Sunday, May 15, 2011

Blind Date


           My eyes scanned each male who entered the Java Java Coffee House alone and took a seat by himself. Two men had done so in the last ten minutes. Each time my heart thumped, and I wondered, Is this my blind date?
I had arrived early—my date was for five o'clock this afternoon—and had taken a seat by myself in a corner at a table for two, where I had a great view of the front door and of the rest of
the Java Java patrons. I felt as if I wanted to chew my fingernails off. Would I be stood up? Or worse, would my date waltz in, take one look at me, and scurry out?
My hand shaking a bit, I carefully sipped my coffee. I tried to appear casual—just a forty-year-old widow on her first blind date, a woman who hadn't dated anyone in twenty years, a woman who wasn't nervous or frightened. Almost ready to bail.
The first man who came in alone and slumped into a chair two tables away from me couldn't be my date. True, he looked my age, but he was overweight and bald, glasses perched on the end of his nose. My best friend Elaine had set this date up. Henry Stone, my date, was her husband's friend. The two men worked for the same engineering firm. Like me, Henry had lost his spouse to cancer several years ago. Elaine said he was tall, good-looking, and clean-cut, though very hesitant about dating. "But not to worry," she assured me. "Dating again will be a great adventure. Better than planned. You'll be the perfect couple."
I'd brought a hardcover book with me so I could appear to be a lady who'd stopped for coffee to relax while she read. I held up my book. Last Kiss. A mystery. I flipped to the first page, but I couldn't concentrate.

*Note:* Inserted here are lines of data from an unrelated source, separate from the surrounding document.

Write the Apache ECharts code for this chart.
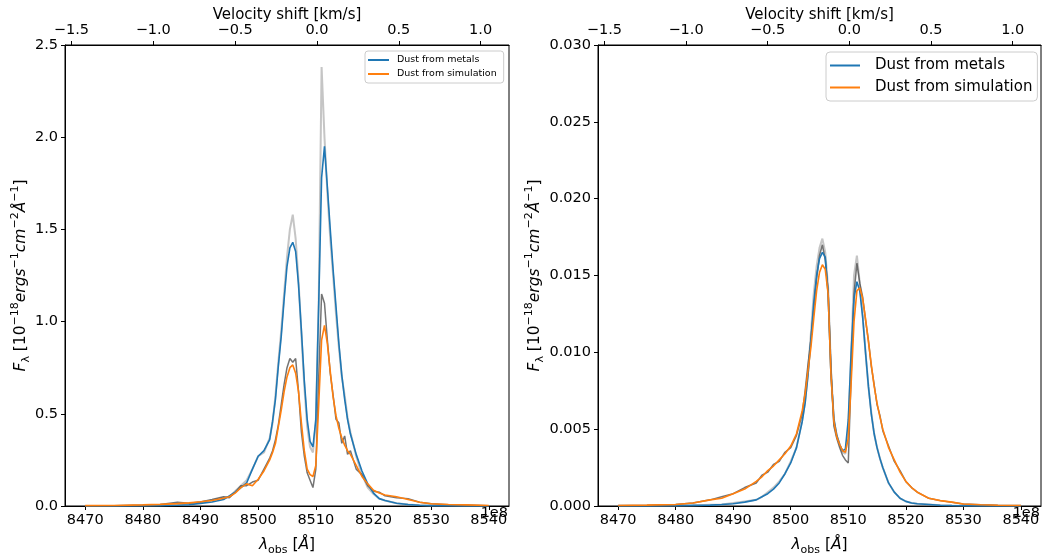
<!DOCTYPE html>
<html><head><meta charset="utf-8">
<script src="https://cdn.jsdelivr.net/npm/echarts@6/dist/echarts.min.js"></script>
<style>html,body{margin:0;padding:0;background:#fff}#c{width:1045px;height:554px}</style>
</head><body><div id="c"></div>
<script>
// Observed wavelength grid [Å]
const wavelength = [8470,8475,8480,8483,8486,8488,8490,8492,8494,8495,8496,8497,8498,8499,8500,8501,
  8502,8502.5,8503,8503.5,8504,8504.5,8505,8505.5,8506,8506.5,8507,8507.5,8508,8508.5,8509,8509.5,
  8510,8510.5,8511,8511.5,8512,8512.5,8513,8513.5,8514,8514.5,8515,8515.5,8516,
  8517,8518,8519,8520,8521,8522,8524,8526,8528,8530,8533,8536,8540];

// Left panel
const leftMetals = [0,0,0.001,0.002,0.004,0.007,0.014,0.022,0.035,0.055,0.075,0.10,0.125,0.20,0.27,0.30,
  0.36,0.46,0.58,0.76,0.92,1.12,1.30,1.40,1.43,1.38,1.20,0.95,0.68,0.47,0.35,0.32,
  0.47,1.10,1.78,1.95,1.73,1.50,1.28,1.08,0.88,0.71,0.58,0.47,0.39,
  0.28,0.19,0.12,0.07,0.04,0.03,0.015,0.008,0.004,0.002,0.001,0,0];
const leftSimulation = [0.002,0.003,0.006,0.009,0.013,0.017,0.023,0.03,0.042,0.05,0.07,0.10,0.12,0.11,0.145,0.19,
  0.25,0.29,0.34,0.43,0.52,0.62,0.70,0.75,0.765,0.72,0.62,0.45,0.30,0.20,0.17,0.16,
  0.22,0.55,0.90,0.98,0.88,0.73,0.59,0.49,0.42,0.37,0.33,0.30,0.28,
  0.22,0.16,0.12,0.085,0.07,0.06,0.05,0.035,0.02,0.012,0.008,0.006,0.003];
const leftMetalsRaw = [0,0,0.002,0.004,0.008,0.01,0.02,0.03,0.045,0.05,0.08,0.11,0.14,0.20,0.27,0.29,
  0.37,0.45,0.60,0.78,0.95,1.15,1.35,1.50,1.58,1.45,1.22,0.93,0.65,0.43,0.32,0.29,
  0.45,1.10,2.38,2.00,1.70,1.45,1.25,1.04,0.86,0.70,0.60,0.48,0.40,
  0.27,0.17,0.10,0.065,0.04,0.03,0.015,0.008,0.004,0.002,0.001,0,0];
const leftSimulationRaw = [0.002,0.002,0.005,0.008,0.02,0.015,0.022,0.035,0.05,0.045,0.075,0.11,0.11,0.13,0.14,0.20,
  0.26,0.30,0.36,0.44,0.55,0.66,0.75,0.80,0.78,0.80,0.62,0.40,0.27,0.18,0.14,0.10,
  0.20,0.70,1.15,1.10,0.90,0.72,0.60,0.47,0.45,0.34,0.38,0.28,0.30,
  0.20,0.17,0.11,0.08,0.075,0.055,0.045,0.04,0.02,0.012,0.007,0.005,0.002];

// Right panel
const rightMetals = [0,0,0.00002,0.00004,0.00006,0.0001,0.00015,0.00025,0.0004,0.0006,0.0008,0.0011,0.0015,0.0021,0.0028,0.0038,
  0.0055,0.0067,0.0085,0.0108,0.0132,0.0150,0.0161,0.0165,0.0162,0.0138,0.0085,0.0057,0.0046,0.0040,0.0036,0.0037,
  0.0056,0.0100,0.0135,0.0146,0.0140,0.0123,0.0100,0.0078,0.0060,0.0047,0.0038,0.0031,0.0025,
  0.0015,0.0009,0.0005,0.0003,0.0002,0.00015,0.0001,0.00005,0.00003,0.00002,0.00001,0,0];
const rightSimulation = [0.00003,0.00006,0.0001,0.0002,0.0004,0.0005,0.0008,0.0011,0.0016,0.0019,0.0023,0.0026,0.0030,0.0034,0.0039,0.0047,
  0.0062,0.0073,0.0088,0.0103,0.0122,0.0140,0.0152,0.0157,0.0154,0.0138,0.0085,0.0055,0.0045,0.0040,0.0036,0.0035,
  0.0044,0.0080,0.0120,0.0140,0.0142,0.0135,0.0122,0.0107,0.0092,0.0078,0.0067,0.0058,0.0050,
  0.0038,0.0030,0.0022,0.0016,0.0012,0.0009,0.0005,0.00035,0.00025,0.00013,0.00008,0.00005,0.00003];
const rightMetalsRaw = [0,0,0.00002,0.00004,0.00008,0.0001,0.0002,0.0003,0.0004,0.0006,0.0009,0.0012,0.0016,0.0021,0.0029,0.0038,
  0.0056,0.0068,0.0087,0.0112,0.0138,0.0156,0.0168,0.0174,0.0165,0.0142,0.0088,0.0055,0.0046,0.0040,0.0035,0.0034,
  0.0050,0.0098,0.0150,0.0163,0.0145,0.0124,0.0100,0.0078,0.0061,0.0047,0.0038,0.0031,0.0025,
  0.0015,0.0009,0.0005,0.0003,0.0002,0.00015,0.0001,0.00005,0.00003,0.00002,0.00001,0,0];
const rightSimulationRaw = [0.00003,0.00005,0.0001,0.0002,0.0004,0.0006,0.0008,0.0012,0.0015,0.0020,0.0022,0.0027,0.0029,0.0035,0.0038,0.0046,
  0.0060,0.0075,0.0092,0.0108,0.0128,0.0148,0.0163,0.0170,0.0160,0.0140,0.0090,0.0052,0.0044,0.0038,0.0033,0.0030,
  0.0028,0.0085,0.0138,0.0158,0.0145,0.0136,0.0121,0.0108,0.0091,0.0079,0.0066,0.0059,0.0049,
  0.0039,0.0029,0.0023,0.0016,0.0012,0.0009,0.0005,0.00035,0.00025,0.00013,0.00008,0.00005,0.00003];

// Tick labels
const lambdaTicks = [8470,8480,8490,8500,8510,8520,8530,8540];
const velocityTicks = [-1.5,-1.0,-0.5,0.0,0.5,1.0];
const leftYTicks = [0,0.5,1.0,1.5,2.0,2.5];
const rightYTicks = [0,0.005,0.010,0.015,0.020,0.025,0.030];
const legendNames = ['Dust from metals','Dust from simulation'];

const FONT = 'DejaVu Sans';
const TICK = 14.5;
const lamMin = 8466.5, lamMax = 8543.5, lam0 = 8510.19, cK = 299.792458;
const vMin = (lamMin - lam0) / lam0 * cK, vMax = (lamMax - lam0) / lam0 * cK;

const pair = arr => wavelength.map((w, i) => [w, arr[i]]);
const axisCommon = {
  axisLine: {show: true, onZero: false, lineStyle: {color: '#000', width: 1}},
  axisTick: {show: true, inside: false, length: 4, lineStyle: {color: '#000'}},
  splitLine: {show: false},
  nameMoveOverlap: false,
  axisLabel: {color: '#000', fontSize: TICK, fontFamily: FONT, margin: 7}
};
const rich = {
  it: {fontStyle: 'italic', fontSize: 15.5, fontFamily: FONT, color: '#000', lineHeight: 22},
  sup: {fontSize: 11, fontFamily: FONT, color: '#000', lineHeight: 10, verticalAlign: 'top'},
  sub: {fontSize: 11, fontFamily: FONT, color: '#000', lineHeight: 10, verticalAlign: 'bottom'}
};
const nameStyle = {fontSize: 15.5, fontFamily: FONT, color: '#000', lineHeight: 22, rich: rich};
const velFmt = v => (v < 0 ? '\u2212' : '') + Math.abs(v).toFixed(1);

function xAxes(gi) {
  return [
    Object.assign({}, axisCommon, {
      gridIndex: gi, type: 'value', position: 'bottom', min: lamMin, max: lamMax,
      axisTick: Object.assign({}, axisCommon.axisTick, {customValues: lambdaTicks}),
      axisLabel: Object.assign({}, axisCommon.axisLabel, {customValues: lambdaTicks, formatter: v => String(v)}),
      name: '{it|λ}{sub|obs} [{it|Å}]', nameLocation: 'middle', nameGap: 28, nameTextStyle: nameStyle
    }),
    Object.assign({}, axisCommon, {
      gridIndex: gi, type: 'value', position: 'top', min: vMin, max: vMax,
      axisTick: Object.assign({}, axisCommon.axisTick, {customValues: velocityTicks}),
      axisLabel: Object.assign({}, axisCommon.axisLabel, {customValues: velocityTicks, formatter: velFmt}),
      name: 'Velocity shift [km/s]', nameLocation: 'middle', nameGap: 22,
      nameTextStyle: {fontSize: 15, fontFamily: FONT, color: '#000'}
    })
  ];
}
const yName = '{it|F}{sub|λ} [10{sup|−18}{it|ergs}{sup|−1}{it|cm}{sup|−2}{it|Å}{sup|−1}]';
function yAxis(gi, ticks, max, dec, gap) {
  return Object.assign({}, axisCommon, {
    gridIndex: gi, type: 'value', min: 0, max: max,
    axisTick: Object.assign({}, axisCommon.axisTick, {customValues: ticks}),
    axisLabel: Object.assign({}, axisCommon.axisLabel, {customValues: ticks, formatter: v => v.toFixed(dec)}),
    name: yName, nameLocation: 'middle', nameGap: gap, nameRotate: 90, nameTextStyle: nameStyle
  });
}
function lineSeries(name, data, xi, yi, color, width, z) {
  return {name: name, type: 'line', xAxisIndex: xi, yAxisIndex: yi, data: pair(data),
    symbol: 'none', showSymbol: false, animation: false, z: z,
    lineStyle: {color: color, width: width}, itemStyle: {color: color}};
}
const LIGHT = 'rgba(140,140,140,0.5)', DARK = 'rgba(70,70,70,0.75)';
const BLUE = '#1f77b4', ORANGE = '#ff7f0e';

const option = {
  animation: false,
  backgroundColor: '#fff',
  grid: [
    {left: 65, top: 45, width: 444, height: 461, show: true, borderColor: '#000', borderWidth: 1,
     backgroundColor: 'transparent', containLabel: false, outerBoundsMode: 'none'},
    {left: 598, top: 45, width: 443, height: 461, show: true, borderColor: '#000', borderWidth: 1,
     backgroundColor: 'transparent', containLabel: false, outerBoundsMode: 'none'}
  ],
  xAxis: xAxes(0).concat(xAxes(1)),
  yAxis: [yAxis(0, leftYTicks, 2.5, 1, 33), yAxis(1, rightYTicks, 0.03, 3, 52)],
  legend: [
    {data: legendNames, orient: 'vertical', left: 365, top: 51, icon: 'rect',
     itemWidth: 21, itemHeight: 2, itemGap: 4, padding: [4, 7, 4, 3],
     borderColor: '#ccc', borderWidth: 1, borderRadius: 3, backgroundColor: '#fff',
     textStyle: {fontSize: 9.5, fontFamily: FONT, color: '#000', padding: [0, 0, 0, 3]}},
    {data: legendNames, orient: 'vertical', left: 826, top: 52, icon: 'rect',
     itemWidth: 30, itemHeight: 2, itemGap: 7, padding: [6, 5, 6, 4],
     borderColor: '#ccc', borderWidth: 1, borderRadius: 4, backgroundColor: '#fff',
     textStyle: {fontSize: 15, fontFamily: FONT, color: '#000', padding: [0, 0, 0, 10]}}
  ],
  graphic: [
    {type: 'text', right: 1045 - 508, top: 506, z: 100, style: {text: '1e8', fontSize: TICK, fontFamily: FONT, fill: '#000'}},
    {type: 'text', right: 1045 - 1040, top: 506, z: 100, style: {text: '1e8', fontSize: TICK, fontFamily: FONT, fill: '#000'}}
  ],
  series: [
    lineSeries('metals raw L', leftMetalsRaw, 0, 0, LIGHT, 2, 1),
    lineSeries('simulation raw L', leftSimulationRaw, 0, 0, DARK, 1.5, 2),
    lineSeries('Dust from metals', leftMetals, 0, 0, BLUE, 1.6, 3),
    lineSeries('Dust from simulation', leftSimulation, 0, 0, ORANGE, 1.6, 4),
    lineSeries('metals raw R', rightMetalsRaw, 2, 1, LIGHT, 2, 1),
    lineSeries('simulation raw R', rightSimulationRaw, 2, 1, DARK, 1.5, 2),
    lineSeries('Dust from metals', rightMetals, 2, 1, BLUE, 1.6, 3),
    lineSeries('Dust from simulation', rightSimulation, 2, 1, ORANGE, 1.6, 4)
  ]
};
const chart = echarts.init(document.getElementById('c'), null, {renderer: 'canvas'});
chart.setOption(option);
</script>
</body></html>
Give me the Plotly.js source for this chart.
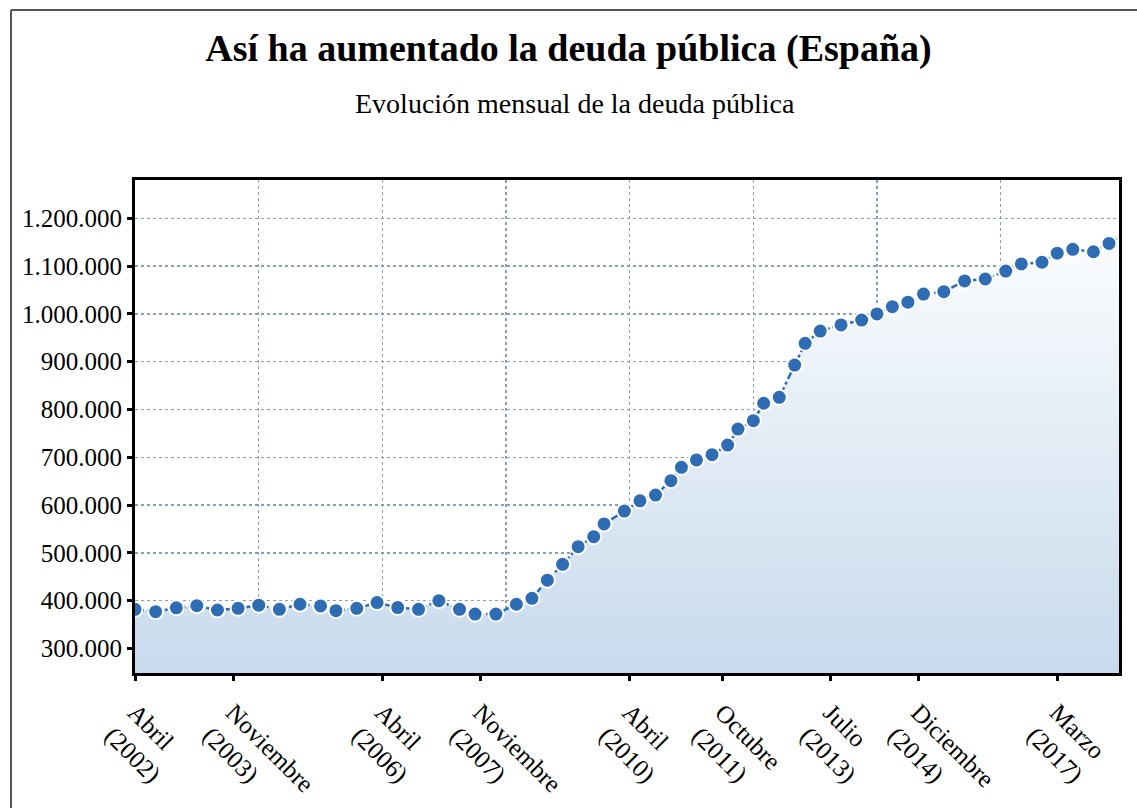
<!DOCTYPE html>
<html>
<head>
<meta charset="utf-8">
<script src="https://cdn.plot.ly/plotly-3.0.1.min.js"></script>
<style>
  html, body { margin: 0; padding: 0; background: #ffffff; }
  #chart { width: 1137px; height: 808px; }
</style>
</head>
<body>
<div id="chart"></div>
<script>
// ---- data ----
const fechas = [
  '2002-04-01','2002-08-01','2002-12-01','2003-04-01','2003-08-01','2003-12-01',
  '2004-04-01','2004-08-01','2004-12-01','2005-04-01','2005-07-01','2005-11-01',
  '2006-03-01','2006-07-01','2006-11-01','2007-03-01','2007-07-01','2007-10-01',
  '2008-02-01','2008-06-01','2008-09-01','2008-12-01','2009-03-01','2009-06-01',
  '2009-09-01','2009-11-01','2010-03-01','2010-06-01','2010-09-01','2010-12-01',
  '2011-02-01','2011-05-01','2011-08-01','2011-11-01','2012-01-01','2012-04-01',
  '2012-06-01','2012-09-01','2012-12-01','2013-02-01','2013-05-01','2013-09-01',
  '2014-01-01','2014-04-01','2014-07-01','2014-10-01','2015-01-01','2015-05-01',
  '2015-09-01','2016-01-01','2016-05-01','2016-08-01','2016-12-01','2017-03-01',
  '2017-06-01','2017-10-01','2018-01-01','2018-05-01'
];
const deuda = [
  382000, 377000, 385000, 389500, 380500, 384000,
  390500, 382000, 392500, 389000, 379000, 384000,
  396000, 385500, 382000, 400000, 382000, 372000,
  372000, 392500, 405000, 443000, 476000, 513000,
  534000, 560500, 587500, 609000, 621000, 651000,
  679000, 694500, 705500, 725500, 759000, 776500,
  813000, 825500, 893000, 938500, 964000, 977000,
  987000, 1000000, 1015000, 1024500, 1041500, 1046500,
  1069000, 1073000, 1089500, 1104500, 1108000, 1127000,
  1135000, 1130000, 1147500, 1175000
];
const tickFechas = ['2002-04-01','2003-11-01','2006-04-01','2007-11-01','2010-04-01',
                    '2011-10-01','2013-07-01','2014-12-01','2017-03-01'];
const tickTextos = ['Abril<br>(2002)','Noviembre<br>(2003)','Abril<br>(2006)','Noviembre<br>(2007)',
                    'Abril<br>(2010)','Octubre<br>(2011)','Julio<br>(2013)','Diciembre<br>(2014)',
                    'Marzo<br>(2017)'];
const titulo = 'Así ha aumentado la deuda pública (España)';
const subtitulo = 'Evolución mensual de la deuda pública';

const W = 1137, H = 808;
const M = { l: 135, r: 18, t: 180, b: 135 };
const pw = W - M.l - M.r, ph = H - M.t - M.b;
const px2x = px => (px - M.l) / pw;
const py2y = py => (H - M.b - py) / ph;

const serif = 'Liberation Serif, Times New Roman, serif';
const azul = '#2E6DB4';
const gridCol = '#86a2b8';

const trace = {
  type: 'scatter',
  mode: 'lines+markers',
  x: fechas,
  y: deuda,
  line: { color: azul, width: 2.5, dash: 'dashdot' },
  marker: { color: azul, size: 15, line: { color: '#ffffff', width: 2 } },
  fill: 'tozeroy',
  fillgradient: {
    type: 'vertical',
    start: 248700,
    stop: 1230000,
    colorscale: [[0, '#c7daec'], [1, '#ffffff']]
  },
  cliponaxis: true,
  hoverinfo: 'x+y',
  showlegend: false
};

const layout = {
  width: W, height: H,
  margin: M,
  paper_bgcolor: '#ffffff',
  plot_bgcolor: '#ffffff',
  separators: ',.',
  font: { family: serif, color: '#000000', size: 25 },
  title: {
    text: '<b>' + titulo + '</b>',
    font: { family: serif, size: 38, color: '#000000' },
    x: 0.5, xref: 'container', xanchor: 'center',
    y: 1 - 48 / H, yref: 'container', yanchor: 'middle'
  },
  annotations: [{
    text: subtitulo, showarrow: false,
    xref: 'paper', yref: 'paper',
    x: px2x(575), y: py2y(103), xanchor: 'center', yanchor: 'middle',
    font: { family: serif, size: 28, color: '#000000' }
  }],
  xaxis: {
    type: 'date',
    range: ['2002-04-01', '2018-03-01'],
    tickmode: 'array',
    tickvals: tickFechas,
    ticktext: tickTextos,
    tickangle: 45,
    ticks: 'outside', ticklen: 5, tickwidth: 3, tickcolor: '#000000',
    ticklabelstandoff: 7,
    showgrid: false,
    minor: {
      tick0: '2002-04-01', dtick: 'M24',
      showgrid: true, gridcolor: gridCol, gridwidth: 1.5, griddash: '3px,3px',
      ticks: ''
    },
    showline: true, linecolor: '#000000', linewidth: 3, mirror: true,
    zeroline: false,
    tickfont: { family: serif, size: 25, color: '#000000' },
    fixedrange: true
  },
  yaxis: {
    range: [248700, 1280100],
    tickmode: 'linear', tick0: 300000, dtick: 100000,
    tickformat: ',d',
    ticks: 'outside', ticklen: 5, tickwidth: 3, tickcolor: '#000000',
    showgrid: true, gridcolor: gridCol, gridwidth: 1.5, griddash: '3px,3px',
    showline: true, linecolor: '#000000', linewidth: 3, mirror: true,
    zeroline: false,
    tickfont: { family: serif, size: 25, color: '#000000' },
    fixedrange: true
  },
  shapes: [
    { type: 'line', xref: 'paper', yref: 'paper', layer: 'above',
      x0: px2x(11), x1: px2x(1140), y0: py2y(10), y1: py2y(10),
      line: { color: '#555555', width: 2 } },
    { type: 'line', xref: 'paper', yref: 'paper', layer: 'above',
      x0: px2x(11), x1: px2x(11), y0: py2y(10), y1: py2y(810),
      line: { color: '#555555', width: 2 } }
  ]
};

Plotly.newPlot('chart', [trace], layout, { staticPlot: true, displayModeBar: false });
</script>
</body>
</html>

I felt someone staring at me. Has to be nerves.
Over the top of the book, I glanced at the other man who had come in alone, bought coffee, and had taken a seat up front by the big glass window. Sandy-haired and dressed casually in a blue polo shirt and new jeans, he certainly looked tall and clean-cut. Handsome, too.
I realized I was staring at Mr. Handsome. He was staring back. He looked strangely familiar. How can that be?
I gulped. I blushed.
He smiled now, and I smiled back. My heart started pounding. He got up and ambled toward me, his coffee in hand. Oh my gosh! He is my date!
I closed my book and laid it next to my coffee.
"How do you like the novel?" he asked.
I gazed up into the warmest, killer blue eyes I'd ever seen. I felt my pulse in my throat. "I...I was just starting it."
He looked sheepish. "Um...I hope you don't think I'm off base here—"
"Not at all." My words sounded like a croak.
"Would you like a cinnamon roll with your coffee?"
"Yes...yes...of course," I said, hoping I hadn't sounded too eager. When he turned toward the counter, my cell phone chirped. Elaine's text message said: So sorry. Henry phoned. Said he couldn't make it. Jerk!
I nearly fell off my chair. Who I had just—?
The handsome, sandy-haired man appeared with a monster cinnamon roll on a plate along with two pads of butter, plastic knives and forks, and napkins.  "I wrote the book you're reading," he said, sitting across from me and flipping Last Kiss over. "I'm a local author. See. There's my picture on the back cover. I was wondering what you thought. About the book," he added, and smiled.
His picture and a blurb filled the book's back cover. Robert Cruz was a retired police officer, forty-three, who had used his vast experience in law enforcement to pen his first novel.
"I just made arrangements," he said, for a book signing with Readmore Book Store. I decided to stop for coffee. I spotted you, my book in your hand..." He cleared his throat. "Are you all right?"
I couldn't catch my breath. I must have appeared pale. "This is so weird."
Why fib? I told him my name—Susan Crosby—and explained about my blind date, how I thought he—Robert Cruz—was my date...and well, yes, and how I'd been stood up. We laughed. We split the roll. Buttered it. Delicious. We chatted. I discovered he was divorced long ago; I told him about my husband's death. Finally I said, "I've never met a famous author before."
"You still haven't," he said, and smiled. "And I've never been anyone's blind date..." He looked sheepish again. "That is...um, if you wouldn't mind, Susan."
I ate my last morsel of the cinnamon roll and drank my last drop of coffee, sweetness and warmth flowing through me. "Not at all. This adventure," I said, "is turning out better than planned."